As announced on the Federation of Law Societies of Canada’s website:
In its 2015 final report, the Truth and Reconciliation Commission included Call to Action 27, which called on the Federation of Law Societies of Canada “to ensure that lawyers receive appropriate cultural competency training, which includes the history and legacy of residential schools, the United Nations Declaration on the Rights of Indigenous Peoples, Treaties and Aboriginal rights, Indigenous law, and Aboriginal-Crown relations.”
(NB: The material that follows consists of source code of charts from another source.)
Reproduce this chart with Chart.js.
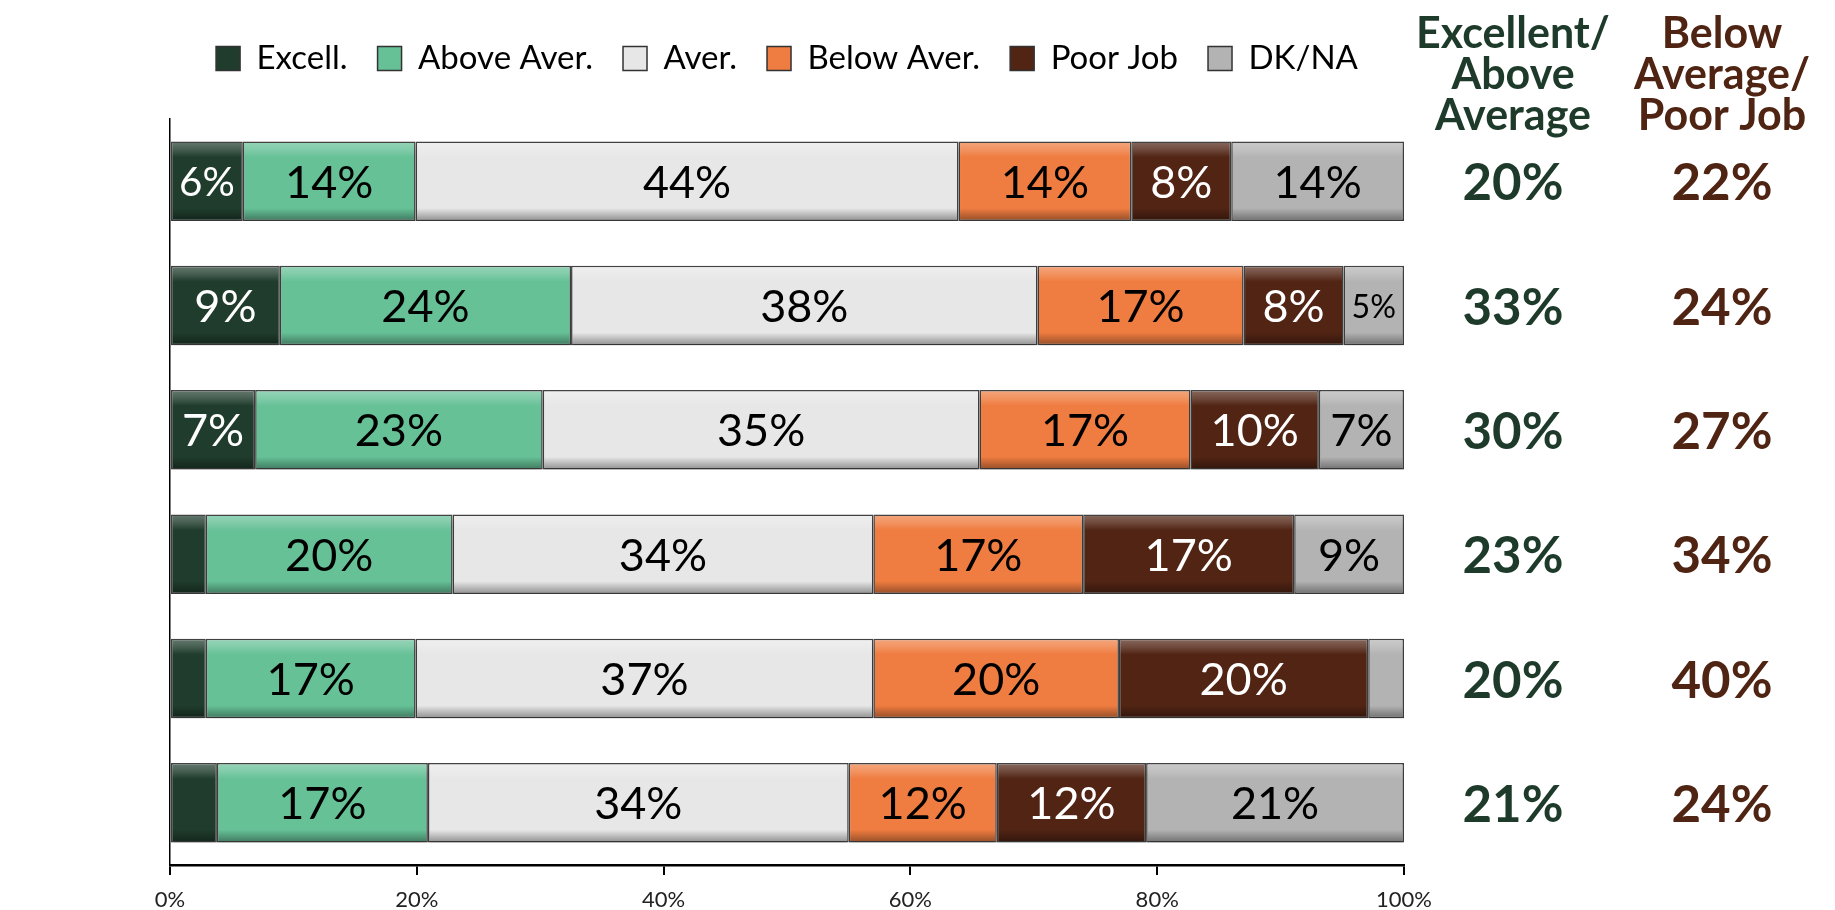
<!DOCTYPE html>
<html>
<head>
<meta charset="utf-8">
<script src="https://cdn.jsdelivr.net/npm/chart.js@4.4.1/dist/chart.umd.min.js"></script>
<style>
  html, body { margin: 0; padding: 0; background: #ffffff; }
  #wrap { width: 1835px; height: 910px; position: relative; }
</style>
</head>
<body>
<div id="wrap"><canvas id="chart"></canvas></div>
<script>
// ---------- data ----------
const years = ['2016', '2014', '2012', '2010', '2008', '2006'];
const seriesNames = ['Excell.', 'Above Aver.', 'Aver.', 'Below Aver.', 'Poor Job', 'DK/NA'];
const excellent    = [5.9, 8.9, 6.9, 2.9, 2.9, 3.8];
const aboveAverage = [14.0, 23.6, 23.3, 20.0, 17.0, 17.1];
const average      = [44.0, 37.8, 35.4, 34.1, 37.1, 34.1];
const belowAverage = [14.0, 16.7, 17.1, 17.0, 19.9, 12.0];
const poorJob      = [8.1, 8.1, 10.4, 17.1, 20.2, 12.1];
const dkNa         = [14.0, 4.9, 6.9, 8.9, 2.9, 20.9];
const xTickLabels  = ['0%', '20%', '40%', '60%', '80%', '100%'];
const excellentAboveTotals = ['20%', '33%', '30%', '23%', '20%', '21%'];
const belowPoorTotals      = ['22%', '24%', '27%', '34%', '40%', '24%'];
const headerLeft  = ['Excellent/', 'Above', 'Average'];
const headerRight = ['Below', 'Average/', 'Poor Job'];

// ---------- styles ----------
const seriesColors = ['#1f3c2c', '#66c197', '#e7e7e7', '#ef7c40', '#512414', '#b3b3b3'];
const labelColors  = ['#ffffff', '#000000', '#000000', '#000000', '#ffffff', '#000000'];
const BAR_PCT = 0.64;
const FONT = 'Lato, "Open Sans", sans-serif';

function shade(hex, amt) {
  const n = parseInt(hex.slice(1), 16);
  let r = n >> 16, g = (n >> 8) & 255, b = n & 255;
  const t = amt < 0 ? 0 : 255, p = Math.abs(amt);
  r = Math.round(r + (t - r) * p);
  g = Math.round(g + (t - g) * p);
  b = Math.round(b + (t - b) * p);
  return 'rgb(' + r + ',' + g + ',' + b + ')';
}

function bevel(base) {
  return function (ctx) {
    const chart = ctx.chart;
    const ys = chart.scales && chart.scales.y;
    if (!ys || ctx.type !== 'data' || !ys.ticks || !ys.ticks.length) return base;
    const c = ys.getPixelForValue(ctx.dataIndex);
    const h = (ys.height / ys.ticks.length) * BAR_PCT;
    const g = chart.ctx.createLinearGradient(0, c - h / 2, 0, c + h / 2);
    g.addColorStop(0, shade(base, 0.32));
    g.addColorStop(0.1, shade(base, 0.18));
    g.addColorStop(0.2, base);
    g.addColorStop(0.84, base);
    g.addColorStop(1, shade(base, -0.38));
    return g;
  };
}

const seriesData = [excellent, aboveAverage, average, belowAverage, poorJob, dkNa];

const datasets = seriesNames.map((name, i) => ({
  label: name,
  data: seriesData[i],
  xAxisID: 'x',
  yAxisID: 'y',
  backgroundColor: bevel(seriesColors[i]),
  borderColor: 'rgba(45,45,45,0.9)',
  borderWidth: 1.5,
  borderSkipped: false,
  barPercentage: BAR_PCT,
  categoryPercentage: 1.0
}));

// ---------- plugins ----------
const barDecor = {
  id: 'barDecor',
  beforeDatasetsDraw(chart) {
    const c = chart.ctx;
    c.save();
    c.shadowColor = 'rgba(0,0,0,0.22)';
    c.shadowBlur = 6;
    c.shadowOffsetY = 6;
  },
  afterDatasetsDraw(chart) {
    const ctx = chart.ctx;
    ctx.restore();
    ctx.save();
    ctx.textAlign = 'center';
    ctx.textBaseline = 'middle';
    chart.data.datasets.forEach((ds, di) => {
      const meta = chart.getDatasetMeta(di);
      meta.data.forEach((bar, i) => {
        const v = ds.data[i];
        if (v < 4) return;
        const txt = Math.round(v) + '%';
        const w = Math.abs(bar.x - bar.base);
        let size = 45;
        ctx.font = size + 'px ' + FONT;
        const tw = ctx.measureText(txt).width;
        if (tw > w - 16) size = size * (w - 16) / tw;
        ctx.font = size + 'px ' + FONT;
        ctx.fillStyle = labelColors[di];
        ctx.fillText(txt, (bar.x + bar.base) / 2, bar.y + 2);
      });
    });
    ctx.restore();
  }
};

const sideColumns = {
  id: 'sideColumns',
  afterDraw(chart) {
    const ctx = chart.ctx;
    const ys = chart.scales.y;
    const colL = 1513, colR = 1722;
    ctx.save();
    ctx.textAlign = 'center';
    ctx.textBaseline = 'alphabetic';
    ctx.font = 'bold 43px ' + FONT;
    const baselines = [48, 89, 130];
    headerLeft.forEach((t, k) => { ctx.fillStyle = '#1e3a2a'; ctx.fillText(t, colL, baselines[k]); });
    headerRight.forEach((t, k) => { ctx.fillStyle = '#4f2413'; ctx.fillText(t, colR, baselines[k]); });
    ctx.font = 'bold 51px ' + FONT;
    years.forEach((y, i) => {
      const cy = ys.getPixelForValue(i);
      ctx.fillStyle = '#1e3a2a';
      ctx.fillText(excellentAboveTotals[i], colL, cy + 19);
      ctx.fillStyle = '#4f2413';
      ctx.fillText(belowPoorTotals[i], colR, cy + 19);
    });
    ctx.restore();
  }
};

function build() {
  new Chart(document.getElementById('chart'), {
    type: 'bar',
    data: { labels: years, datasets: datasets },
    options: {
      indexAxis: 'y',
      responsive: true,
      maintainAspectRatio: false,
      animation: false,
      layout: { padding: { left: 170, right: 431, top: 12, bottom: 0 } },
      plugins: {
        tooltip: { enabled: false },
        legend: {
          display: true,
          position: 'top',
          align: 'center',
          labels: {
            font: { family: FONT, size: 33 },
            color: '#000',
            boxWidth: 24,
            boxHeight: 24,
            padding: 30,
            generateLabels(chart) {
              return chart.data.datasets.map((ds, i) => ({
                text: ds.label,
                fillStyle: seriesColors[i],
                strokeStyle: '#333333',
                lineWidth: 1.5,
                fontColor: '#000',
                hidden: false,
                datasetIndex: i
              }));
            }
          }
        }
      },
      scales: {
        x: {
          type: 'linear',
          axis: 'x',
          position: 'bottom',
          stacked: true,
          min: 0,
          max: 100,
          ticks: {
            stepSize: 20,
            callback: (v) => xTickLabels[Math.round(v / 20)],
            font: { family: FONT, size: 22 },
            color: '#222',
            padding: 12,
            maxRotation: 0
          },
          grid: { display: true, drawOnChartArea: false, drawTicks: true, tickLength: 10, color: '#000', lineWidth: 2 },
          border: { display: true, color: '#000', width: 2.5 },
          afterFit(scale) {
            scale.height = 45;
            scale.paddingTop = 0;
            scale.paddingBottom = 0;
          }
        },
        xTop: {
          type: 'linear',
          axis: 'x',
          position: 'top',
          display: true,
          grid: { display: false, drawTicks: false },
          ticks: { display: false },
          border: { display: false },
          afterFit(scale) { scale.height = 34; }
        },
        y: {
          type: 'category',
          axis: 'y',
          stacked: true,
          ticks: { font: { family: FONT, size: 44 }, color: '#000', padding: 53 },
          grid: { display: false, drawTicks: false },
          border: { display: true, color: '#000', width: 1.5 },
          afterFit(scale) {
            scale.width = 0;
            scale.paddingTop = 0;
            scale.paddingBottom = 0;
          }
        }
      }
    },
    plugins: [barDecor, sideColumns]
  });
}

if (document.fonts && document.fonts.load) {
  Promise.all([
    document.fonts.load('33px Lato'),
    document.fonts.load('bold 43px Lato')
  ]).then(build, build);
} else {
  build();
}
</script>
</body>
</html>
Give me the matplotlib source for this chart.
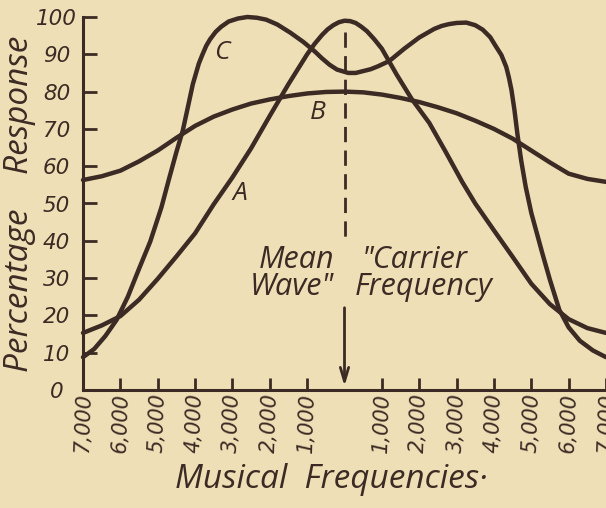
import matplotlib
matplotlib.use("Agg")
import matplotlib.pyplot as plt

# Position along the band: negative = below the carrier, positive = above (thousands of cycles)
a_pos = [-7.0, -6.5, -6.0, -5.5, -5.0, -4.5, -4.0, -3.5, -3.0, -2.5, -2.0, -1.5, -1.0, -0.8, -0.6,
         -0.45, -0.3, -0.15, 0.0, 0.15, 0.3, 0.45, 0.6, 0.8, 1.0, 1.4, 1.8, 2.27, 2.7, 3.15, 3.5,
         4.0, 4.5, 5.0, 5.5, 6.0, 6.5, 7.0]
a_resp = [15.3, 17.3, 19.8, 24.2, 29.8, 35.8, 42.0, 49.8, 57.0, 64.8, 73.5, 82.0, 90.0, 92.8, 95.2,
          96.7, 97.8, 98.6, 99.0, 98.9, 98.4, 97.4, 96.2, 94.0, 91.5, 84.5, 78.0, 71.6, 64.0, 55.8, 50.0,
          42.8, 35.7, 28.5, 23.0, 19.0, 16.6, 15.3]

b_pos = [-7.0, -6.5, -6.0, -5.5, -5.0, -4.5, -4.0, -3.5, -3.0, -2.5, -2.0, -1.5, -1.0, -0.5,
         0.0, 0.5, 1.0, 1.5, 2.0, 2.5, 3.0, 3.5, 4.0, 4.5, 5.0, 5.5, 6.0, 6.5, 7.0]
b_resp = [56.3, 57.3, 58.8, 61.3, 64.2, 67.6, 70.8, 73.3, 75.2, 76.8, 77.9, 78.8, 79.5, 79.9,
          80.0, 79.8, 79.2, 78.3, 77.2, 75.8, 74.2, 72.2, 70.0, 67.4, 64.2, 61.0, 58.0, 56.6, 55.8]

c_pos = [-7.0, -6.7, -6.4, -6.1, -5.8, -5.5, -5.2, -4.9, -4.7, -4.5, -4.33, -4.2, -4.06, -3.9, -3.8,
         -3.7, -3.6, -3.45, -3.3, -3.1, -2.85, -2.6, -2.35, -2.1, -1.8, -1.45, -1.1, -0.8, -0.6, -0.4,
         -0.2, 0.1, 0.3, 0.5, 0.7, 0.9, 1.2, 1.6, 2.0, 2.4, 2.6, 2.8, 3.0, 3.26, 3.5, 3.7, 3.9, 4.06,
         4.2, 4.33, 4.4, 4.47, 4.55, 4.63, 4.73, 4.85, 5.0, 5.3, 5.5, 5.75, 6.0, 6.3, 6.65, 7.0]
c_resp = [8.8, 11.0, 14.5, 18.8, 25.0, 32.5, 39.8, 49.0, 56.5, 63.8, 69.5, 75.5, 82.0, 87.5, 90.0,
          92.3, 94.0, 96.0, 97.4, 98.8, 99.6, 100.0, 99.8, 99.3, 98.0, 95.8, 93.3, 90.8, 88.9, 87.2,
          85.9, 85.0, 85.0, 85.5, 86.0, 86.8, 88.2, 91.5, 94.5, 96.8, 97.6, 98.1, 98.4, 98.5, 97.8, 96.6, 94.6, 92.0,
          89.8, 86.6, 83.8, 80.4, 75.0, 68.5, 61.5, 54.5, 47.5, 36.5, 29.5, 21.5, 16.8, 13.2, 10.6, 8.8]

tick_pos = [-7, -6, -5, -4, -3, -2, -1, 1, 2, 3, 4, 5, 6, 7]
tick_labels = ["7,000", "6,000", "5,000", "4,000", "3,000", "2,000", "1,000",
               "1,000", "2,000", "3,000", "4,000", "5,000", "6,000", "7,000"]
y_ticks = [0, 10, 20, 30, 40, 50, 60, 70, 80, 90, 100]

PAPER = "#efdfb6"
INK = "#3b2b24"
FONT = "Open Sans"
DIGITS = "DejaVu Sans"

fig = plt.figure(figsize=(6.06, 5.08), dpi=100, facecolor=PAPER)
ax = fig.add_axes([83 / 606, 118 / 508, 523 / 606, 373 / 508])
ax.set_facecolor(PAPER)
ax.set_xlim(-7.0, 7.0)
ax.set_ylim(0, 100)

for s in ("top", "right"):
    ax.spines[s].set_visible(False)
for s in ("left", "bottom"):
    ax.spines[s].set_color(INK)
    ax.spines[s].set_linewidth(2.2)

curve_kw = dict(color=INK, lw=3.2, solid_joinstyle="round", solid_capstyle="round", clip_on=False)
ax.plot(a_pos, a_resp, **curve_kw)
ax.plot(b_pos, b_resp, **curve_kw)
ax.plot(c_pos, c_resp, **curve_kw)

# carrier line: dashed above the caption, arrow below it
ax.plot([0, 0], [96, 39.5], color=INK, lw=2.0, linestyle=(0, (5.5, 3)))
ax.annotate("", xy=(0, 0.3), xytext=(0, 22.8),
            arrowprops=dict(arrowstyle="->,head_length=1.0,head_width=0.3", color=INK, lw=2.0))

txt = dict(family=FONT, style="italic", color=INK, fontsize=22)
ax.text(-0.27, 32.7, "Mean", ha="right", va="baseline", **txt)
ax.text(-0.27, 25.4, 'Wave"', ha="right", va="baseline", **txt)
ax.text(0.45, 32.7, '"Carrier', ha="left", va="baseline", **txt)
ax.text(0.27, 25.4, "Frequency", ha="left", va="baseline", **txt)

lab = dict(family=FONT, style="italic", color=INK, fontsize=19, ha="center", va="center")
ax.text(-3.29, 90.6, "C", **lab)
ax.text(-0.72, 74.5, "B", **lab)
ax.text(-2.81, 52.8, "A", **lab)

ax.set_xticks(tick_pos)
ax.set_xticklabels(tick_labels, rotation=88, family=DIGITS, style="oblique", fontsize=15, color=INK)
ax.set_yticks(y_ticks)
ax.set_yticklabels([str(v) for v in y_ticks], family=DIGITS, style="oblique", fontsize=15.5, color=INK)
for t in ax.get_yticklabels():
    t.set_horizontalalignment("center")
ax.tick_params(axis="y", direction="in", length=10, width=2.0, color=INK, pad=19)
ax.tick_params(axis="x", direction="in", length=9, width=2.0, color=INK, pad=2)

ax.set_ylabel("Percentage    Response", family=FONT, style="italic", fontsize=24, color=INK, labelpad=0)
ax.set_xlabel("Musical  Frequencies·", family=FONT, style="italic", fontsize=24, color=INK,
              labelpad=7, x=0.475)

fig.savefig("out.png", dpi=100, facecolor=PAPER)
“This is the next step in the Federation’s response to the Calls to Action in the report” says Federation President Jeff Hirsch. “The first step was the program at the Federation’s annual conference last October. The conference brought together representatives of law societies, Indigenous leaders, academics and other key stakeholders to begin the national dialogue on how the Federation and Canada’s law societies could respond appropriately to promote reconciliation.” There was consensus among the conference participants that responding to the Calls to Action must be meaningful and prompt, and include direct collaboration with Indigenous peoples from the outset.
On March 11, 2016, the Council of the Federation voted to establish a working group to develop recommendations on how best to effectively respond to the Calls to Action. The Council resolution included a commitment to a process that engages representatives of Indigenous peoples.
“In providing a national response, we will ensure it complements the ongoing work of law societies across the country ” Jeff Hirsch added.”